Data provided:
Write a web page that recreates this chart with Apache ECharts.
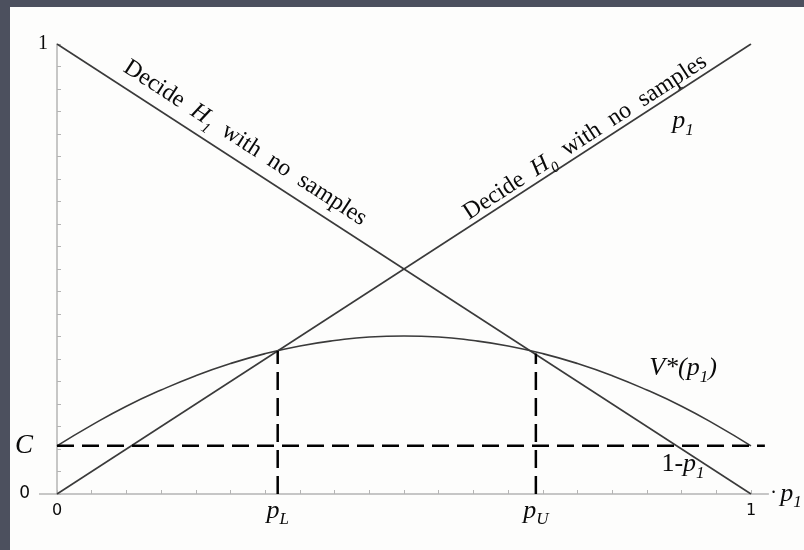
<!DOCTYPE html>
<html>
<head>
<meta charset="utf-8">
<script src="https://cdn.jsdelivr.net/npm/echarts@6/dist/echarts.min.js"></script>
<style>
  html, body { margin: 0; padding: 0; width: 804px; height: 550px; overflow: hidden; background: #4c505e; }
  #panel { position: absolute; left: 10px; top: 7px; right: 0; bottom: 0; background: #fdfdfc; }
  #chart { position: absolute; left: 0; top: 0; width: 804px; height: 550px; }
</style>
</head>
<body>
<div id="panel"></div>
<div id="chart"></div>
<script>
// Tick positions on both axes (prior probability p1 and expected risk)
const pTicks = [0, 0.05, 0.1, 0.15, 0.2, 0.25, 0.3, 0.35, 0.4, 0.45, 0.5,
                0.55, 0.6, 0.65, 0.7, 0.75, 0.8, 0.85, 0.9, 0.95, 1];
const riskTicks = [0, 0.05, 0.1, 0.15, 0.2, 0.25, 0.3, 0.35, 0.4, 0.45, 0.5,
                   0.55, 0.6, 0.65, 0.7, 0.75, 0.8, 0.85, 0.9, 0.95, 1];

// Risk of deciding immediately, without taking any samples
const decideH1Risk = [[0, 1], [1, 0]];   // 1 - p1
const decideH0Risk = [[0, 0], [1, 1]];   // p1

// Optimal expected risk V*(p1) when sampling is allowed
const vStarP = [0, 0.05, 0.1, 0.15, 0.2, 0.25, 0.3, 0.35, 0.4, 0.45, 0.5,
                0.55, 0.6, 0.65, 0.7, 0.75, 0.8, 0.85, 0.9, 0.95, 1];
const vStarValues = [0.107, 0.153, 0.195, 0.231, 0.263, 0.290, 0.312, 0.329, 0.341, 0.349, 0.351,
                     0.349, 0.341, 0.329, 0.312, 0.290, 0.263, 0.231, 0.195, 0.153, 0.107];

// Cost of one sample and the two decision thresholds
const sampleCost = 0.107;
const pL = 0.318, vAtPL = 0.318;
const pU = 0.69, vAtPU = 0.312;

const SERIF = '"Liberation Serif", "Times New Roman", serif';
const SANS = '"DejaVu Sans", sans-serif';
const INK = '#0a0a0a';
const CURVE = '#3a3a3a';
const AXIS = '#b4b4b4';

const richMath = {
  it:  { fontFamily: SERIF, fontStyle: 'italic', fontSize: 26, color: INK, lineHeight: 30, verticalAlign: 'middle' },
  sub: { fontFamily: SERIF, fontStyle: 'italic', fontSize: 17, color: INK, lineHeight: 34, verticalAlign: 'bottom' },
  num: { fontFamily: SANS, fontSize: 16, color: INK, lineHeight: 34 },
  dot: { fontFamily: SERIF, fontSize: 20, color: INK, lineHeight: 30 }
};

const near = (a, b) => Math.abs(a - b) < 1e-6;

const chart = echarts.init(document.getElementById('chart'), null, { renderer: 'canvas' });

const option = {
  animation: false,
  backgroundColor: 'transparent',
  grid: { left: 57, right: 35.65, top: 44, bottom: 56, containLabel: false, outerBoundsMode: 'none' },
  xAxis: {
    type: 'value',
    min: 0,
    max: 1.025,
    axisLine: { onZero: false, lineStyle: { color: AXIS, width: 1.5 } },
    axisTick: { show: true, inside: true, length: 4, customValues: pTicks, lineStyle: { color: AXIS, width: 1 } },
    axisLabel: {
      customValues: [0, pL, pU, 1],
      margin: 0,
      formatter: (v) => {
        if (near(v, 0)) return '{num|0}';
        if (near(v, 1)) return '{num|1}';
        if (near(v, pL)) return '{it|p}{sub|L}';
        if (near(v, pU)) return '{it|p}{sub|U}';
        return '';
      },
      rich: richMath
    },
    splitLine: { show: false },
    name: '{dot|·} {it|p}{sub|1}',
    nameLocation: 'end',
    nameGap: 2,
    nameTextStyle: { rich: richMath, align: 'left', verticalAlign: 'middle' }
  },
  yAxis: {
    type: 'value',
    min: 0,
    max: 1,
    axisLine: { onZero: false, lineStyle: { color: AXIS, width: 1.5 } },
    axisTick: { show: true, inside: true, length: 4, customValues: riskTicks, lineStyle: { color: AXIS, width: 1 } },
    axisLabel: {
      customValues: [0, sampleCost, 1],
      margin: 9,
      formatter: (v) => {
        if (near(v, 0)) return '{zero|0}';
        if (near(v, sampleCost)) return '{c|C}';
        if (near(v, 1)) return '{one|1}';
        return '';
      },
      rich: {
        zero: { fontFamily: SANS, fontSize: 17, color: INK, padding: [0, 18, 0, 0] },
        c:    { fontFamily: SERIF, fontStyle: 'italic', fontSize: 27, color: INK, padding: [0, 15, 0, 0] },
        one:  { fontFamily: SERIF, fontSize: 20, color: INK }
      }
    },
    splitLine: { show: false }
  },
  series: [
    {
      name: 'Decide H1', type: 'line', data: decideH1Risk, symbol: 'none',
      lineStyle: { color: CURVE, width: 1.6 }, z: 3
    },
    {
      name: 'Decide H0', type: 'line', data: decideH0Risk, symbol: 'none',
      lineStyle: { color: CURVE, width: 1.6 }, z: 3
    },
    {
      name: 'V*', type: 'line', smooth: true, symbol: 'none',
      data: vStarP.map((p, i) => [p, vStarValues[i]]),
      lineStyle: { color: CURVE, width: 1.6 }, z: 3
    },
    {
      name: 'C', type: 'line', symbol: 'none',
      data: [[0, sampleCost], [1.02, sampleCost]],
      lineStyle: { color: '#000', width: 2.5, type: [17, 8] }, z: 4
    },
    {
      name: 'pL', type: 'line', symbol: 'none',
      data: [[pL, 0], [pL, vAtPL]],
      lineStyle: { color: '#000', width: 2.5, type: [18, 8] }, z: 4
    },
    {
      name: 'pU', type: 'line', symbol: 'none',
      data: [[pU, 0], [pU, vAtPU]],
      lineStyle: { color: '#000', width: 2.5, type: [18, 8] }, z: 4
    }
  ]
};

chart.setOption(option);

// Annotations placed in data space, rotated along the straight risk lines
const toPx = (x, y) => chart.convertToPixel({ gridIndex: 0 }, [x, y]);
const a0 = toPx(0, 0), a1 = toPx(1, 1);
const slopeAngle = Math.atan2(a0[1] - a1[1], a1[0] - a0[0]);

const wordStyle = {
  w:  { fontFamily: SERIF, fontSize: 24, fill: INK, lineHeight: 28, verticalAlign: 'middle' },
  h:  { fontFamily: SERIF, fontStyle: 'italic', fontSize: 24, fill: INK, lineHeight: 28, verticalAlign: 'middle' },
  s:  { fontFamily: SERIF, fontStyle: 'italic', fontSize: 15, fill: INK, lineHeight: 34, verticalAlign: 'bottom' },
  sp: { fontFamily: SERIF, fontSize: 24, width: 12, lineHeight: 28 }
};
const mathStyle = {
  it:  { fontFamily: SERIF, fontStyle: 'italic', fontSize: 26, fill: INK, lineHeight: 30, verticalAlign: 'middle' },
  rm:  { fontFamily: SERIF, fontSize: 26, fill: INK, lineHeight: 30, verticalAlign: 'middle' },
  sub: { fontFamily: SERIF, fontStyle: 'italic', fontSize: 17, fill: INK, lineHeight: 36, verticalAlign: 'bottom' }
};

function textAt(x, y, text, rich, rotation) {
  const p = toPx(x, y);
  return {
    type: 'text', x: p[0], y: p[1], rotation: rotation || 0, z: 10,
    style: { text, rich, align: 'center', verticalAlign: 'middle' }
  };
}

const origin = toPx(0, 0);

chart.setOption({
  graphic: [
    // horizontal axis continues a little to the left of the origin
    {
      type: 'line', z: 1,
      shape: { x1: origin[0] - 18, y1: origin[1], x2: origin[0], y2: origin[1] },
      style: { stroke: AXIS, lineWidth: 1.5 }
    },
    textAt(0.271, 0.78, '{w|Decide}{sp| }{h|H}{s|1}{sp| }{w|with}{sp| }{w|no}{sp| }{w|samples}', wordStyle, -slopeAngle),
    textAt(0.761, 0.793, '{w|Decide}{sp| }{h|H}{s|0}{sp| }{w|with}{sp| }{w|no}{sp| }{w|samples}', wordStyle, slopeAngle),
    textAt(0.902, 0.829, '{it|p}{sub|1}', mathStyle),
    textAt(0.902, 0.28, '{it|V*(p}{sub|1}{it|)}', mathStyle),
    textAt(0.902, 0.067, '{rm|1}{it|-p}{sub|1}', mathStyle)
  ]
});
</script>
</body>
</html>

Short exercise: Skip the pictures and restate exactly the lines from the beginning of the listing to the line with "const AXIS = '#b4b4b4';", that line included.

Expected answer:
Write a web page that recreates this chart with Apache ECharts.
<!DOCTYPE html>
<html>
<head>
<meta charset="utf-8">
<script src="https://cdn.jsdelivr.net/npm/echarts@6/dist/echarts.min.js"></script>
<style>
  html, body { margin: 0; padding: 0; width: 804px; height: 550px; overflow: hidden; background: #4c505e; }
  #panel { position: absolute; left: 10px; top: 7px; right: 0; bottom: 0; background: #fdfdfc; }
  #chart { position: absolute; left: 0; top: 0; width: 804px; height: 550px; }
</style>
</head>
<body>
<div id="panel"></div>
<div id="chart"></div>
<script>
// Tick positions on both axes (prior probability p1 and expected risk)
const pTicks = [0, 0.05, 0.1, 0.15, 0.2, 0.25, 0.3, 0.35, 0.4, 0.45, 0.5,
                0.55, 0.6, 0.65, 0.7, 0.75, 0.8, 0.85, 0.9, 0.95, 1];
const riskTicks = [0, 0.05, 0.1, 0.15, 0.2, 0.25, 0.3, 0.35, 0.4, 0.45, 0.5,
                   0.55, 0.6, 0.65, 0.7, 0.75, 0.8, 0.85, 0.9, 0.95, 1];

// Risk of deciding immediately, without taking any samples
const decideH1Risk = [[0, 1], [1, 0]];   // 1 - p1
const decideH0Risk = [[0, 0], [1, 1]];   // p1

// Optimal expected risk V*(p1) when sampling is allowed
const vStarP = [0, 0.05, 0.1, 0.15, 0.2, 0.25, 0.3, 0.35, 0.4, 0.45, 0.5,
                0.55, 0.6, 0.65, 0.7, 0.75, 0.8, 0.85, 0.9, 0.95, 1];
const vStarValues = [0.107, 0.153, 0.195, 0.231, 0.263, 0.290, 0.312, 0.329, 0.341, 0.349, 0.351,
                     0.349, 0.341, 0.329, 0.312, 0.290, 0.263, 0.231, 0.195, 0.153, 0.107];

// Cost of one sample and the two decision thresholds
const sampleCost = 0.107;
const pL = 0.318, vAtPL = 0.318;
const pU = 0.69, vAtPU = 0.312;

const SERIF = '"Liberation Serif", "Times New Roman", serif';
const SANS = '"DejaVu Sans", sans-serif';
const INK = '#0a0a0a';
const CURVE = '#3a3a3a';
const AXIS = '#b4b4b4';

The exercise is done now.